Roman Reigns promo. He has an anidote for the Viper’s venom. If one person should be exempt from creative’s horrible verbiage, it’s the guy you’re hoping to be the next big star.
Randy Orton vs. Roman Reigns. Imagine a Randy Orton vs. Roman Reigns match. No, really, do it now. I’m pretty sure you know how the WWE style works, and you more than likely have seen their match at SummerSlam. Done? Good. That was the match they had. Went about as much as one would expect, very paint by the numbers but it was fine. The crowd was also into it, so at least there’s that too. Orton, who was getting his tail kicked towards the end, called out Seth Rollins and Kane to interfere. They promptly did for the DQ. Doing twenty minutes matches for a non finish is so fucking lame.
As the heels were beating down Reigns they had the cage lowered. As the cage was lowering, Reigns made a comeback and laid out all three, sending Kane and Rollins to the outside. Reigns grabs a chair Rollins had left in the ring and was about to attack Orton, but was distracted by looking at Seth and Orton jumped him. Rollins launched off the cage with a crossbody, taking out Regins. Kane entered the ring and a 3 on 1 beatdown ensued. Rollins laid out the chair and hit the curb stomp to finish the deal. Orton, Kane and Rollins stood tall as Raw went off the air.
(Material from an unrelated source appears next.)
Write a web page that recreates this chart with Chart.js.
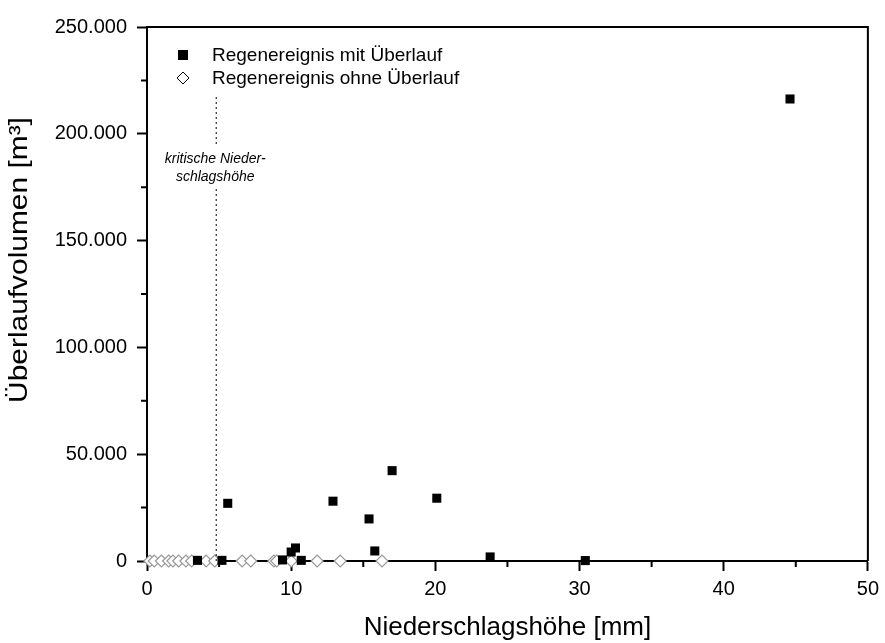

A million times better than the last two episodes. Seems this week WWE wants to care about what they actually want to air on TV, and I’m assuming that’s because the NFL is back in full force and thus needs to step up their game. They’ll still be clobbered in the ratings tomorrow, I’m sure, but hey at least they tried. And next week promises to be newsworthy as it seems that Brock Lesnar will be there to answer John Cena’s television. I’ve gone from zero interest in Night of Champions to maybe kind of interested now, so it’s an improvement!